Sach O’s Chakras’ are on a hundred, thousand. Trillion.
It’s a testament to the artistry of Alice Coltrane’s Universal Consciousness that you can follow it up with her great-grand-nephew Flying Lotus’ experimental Hip-Hop album Los Angeles and forget which record was released just a few months ago. No, there aren’t any glitchy beats or dub bass, and the whole thing isn’t drenched in static; but Coltrane’s 37 year old masterwork sounds just as fresh and modern as any new recording, with ideas and techniques still being rediscovered by today’s experimental artists.
Released in the aftermath of Miles Davis’ 1971 triumph, Bitches Brew, Universal Consciousness looks outside the jazz world for inspiration but isn’t a typical 70’s fusion record either. Drawing on the drones of traditional Indian music rather than the bombast of 70’s guitar-Gods, Universal Consciousness projects a deep spirituality and next level musicianship that has been the goal of followers like the Soulquarians ever since. Things start off traditionally (well, relatively) with the title track and “Battle at Armageddon” delivering the kind of noisy virtuoso jazz workouts that might freak out newcomers. While excellent examples of the genre, these tracks are just appetizers for what’s to come. Things really pick up on “Oh Allah” which melds jazz drumming and soloing with an incredible string section and laid back atmosphere: equal parts weed session and acid freakout. Still, the B-Side wins again and it’s the record’s later moments that truly shine.
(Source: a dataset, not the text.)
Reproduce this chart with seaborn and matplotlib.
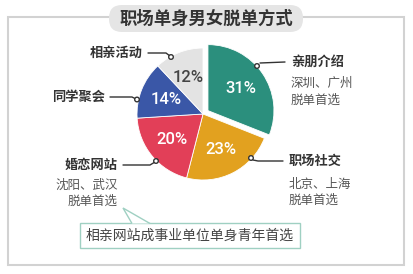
import matplotlib
matplotlib.use("Agg")
import matplotlib.pyplot as plt
import seaborn as sns
from matplotlib.patches import FancyBboxPatch, Rectangle, Circle, Polygon

# ---- data ----
categories = ["亲朋介绍", "职场社交", "婚恋网站", "同学聚会", "相亲活动"]
values = [31, 23, 20, 14, 12]
pct_labels = ["31%", "23%", "20%", "14%", "12%"]
sub_labels = [["深圳、广州", "脱单首选"], ["北京、上海", "脱单首选"], ["沈阳、武汉", "脱单首选"], [], []]
title = "职场单身男女脱单方式"
note = "相亲网站成事业单位单身青年首选"

colors = ["#2b8f7d", "#e2a11f", "#e23f58", "#3a57a7", "#e3e3e3"]
pct_colors = ["white", "white", "white", "white", "#444444"]
explode = [6, 0, 0, 0, 0]

sns.set_theme(style="white")
plt.rcParams["font.family"] = ["Noto Sans CJK SC", "DejaVu Sans"]

W, H = 414, 274
fig = plt.figure(figsize=(W / 100, H / 100), dpi=100)
ax = fig.add_axes([0, 0, 1, 1])

# frame
ax.add_patch(Rectangle((8, 17), 396, 248, facecolor="white", edgecolor="#d2d2d2", lw=1.5, zorder=0))
# title pill
ax.add_patch(FancyBboxPatch((109, 5), 194, 27, boxstyle="round,pad=0,rounding_size=13",
                            facecolor="#e5e5e5", edgecolor="none", zorder=1))
ax.text(206, 18.5, title, ha="center", va="center", fontsize=12.5, fontweight="bold", color="#333333", zorder=2)

wedges, texts, autotexts = ax.pie(values, colors=colors, explode=explode, startangle=-90, counterclock=True,
                                  center=(203, 114), radius=66, autopct="%d%%", pctdistance=0.6,
                                  wedgeprops=dict(edgecolor="white", linewidth=0.6),
                                  textprops=dict(fontsize=12))
for t, c, s in zip(autotexts, pct_colors, pct_labels):
    t.set_color(c)
    t.set_text(s)
    t.set_fontfamily(["Roboto", "DejaVu Sans"])
    t.set_fontweight("medium")

ax.set_xlim(0, W)
ax.set_ylim(H, 0)
ax.set_axis_off()

dark = "#333333"
sub = "#555555"

def leader(pts, circ):
    xs, ys = zip(*pts)
    ax.plot(xs, ys, color=dark, lw=1, zorder=3, solid_capstyle="round")
    ax.add_patch(Circle(circ, 2.3, facecolor="white", edgecolor=dark, lw=1, zorder=4))

# 亲朋介绍
ax.text(291, 62, categories[0], ha="left", va="center", fontsize=9.5, fontweight="bold", color=dark)
for i, s in enumerate(sub_labels[0]):
    ax.text(291, 83 + 17 * i, s, ha="left", va="center", fontsize=9, color=sub)
leader([(260, 63), (285, 62)], (257, 66))

# 职场社交
ax.text(289, 161, categories[1], ha="left", va="center", fontsize=9.5, fontweight="bold", color=dark)
for i, s in enumerate(sub_labels[1]):
    ax.text(289, 184 + 16.5 * i, s, ha="left", va="center", fontsize=9, color=sub)
leader([(253, 160), (258, 161), (283, 161)], (251, 158))

# 婚恋网站
ax.text(118, 165, categories[2], ha="right", va="center", fontsize=9.5, fontweight="bold", color=dark)
for i, s in enumerate(sub_labels[2]):
    ax.text(118, 185 + 16.5 * i, s, ha="right", va="center", fontsize=9, color=sub)
leader([(123, 165), (150, 165), (155, 162)], (156, 161))

# 同学聚会
ax.text(105, 97, categories[3], ha="right", va="center", fontsize=9.5, fontweight="bold", color=dark)
leader([(110, 97), (132, 97), (136, 99)], (137, 99.5))

# 相亲活动
ax.text(143, 53, categories[4], ha="right", va="center", fontsize=9.5, fontweight="bold", color=dark)
leader([(148, 53), (166, 53), (170, 56)], (171, 57))

# note callout
ax.add_patch(Rectangle((80, 223), 220, 25, facecolor="white", edgecolor="#9fd0c2", lw=1, zorder=3))
ax.add_patch(Polygon([(132, 223.5), (123, 208), (150, 223.5)], closed=False, facecolor="white",
                     edgecolor="#9fd0c2", lw=1, zorder=4))
ax.text(190, 235.5, note, ha="center", va="center", fontsize=10, color="#444444", zorder=5)

fig.savefig("out.png", dpi=100)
With titles like “Hare Krishna” and “Sita Ram”, you know we’re not in Kansas anymore. Coltrane finds inspiration in the slow drones and echoing repetition of Indian classical music but forgoes obvious clichés such as Sitar solos, drawing on her superb harp and organ playing instead. A fervent devotee of Eastern spirituality, Coltrane’s interest in Indian music was more than skin deep and she deftly highlights the music’s strengths for an outside audience without ever pandering. While achieved with comparatively little amplification, the results foreshadow the epic droning waves produced by Shoegaze astronauts The Spacemen 3 and ambient snoozers Boards of Canada with disorienting free soloing and a solid jazz rhythm section keeping things moving rather than anchored. “Gorgeous” is an adjective used for all too many sleepy records, as anything slow, moving, and tonal tends to bring out dream-like emotions in listeners–but this is the real deal: the sound may be epic but the arrangements are complex, precise and adventurous, pushing the boundaries of music forward. By the time you hit “The Ankh of Amen Ra”, the combination of avant-guard musicianship and spiritual ambience hits its peak, compelling you to play the record again. Suffice to say, this is good music.
Oh, and since I mentioned it, pick up FlyLo’s record too. If I made a Top 10 list for the year, that’d be on it.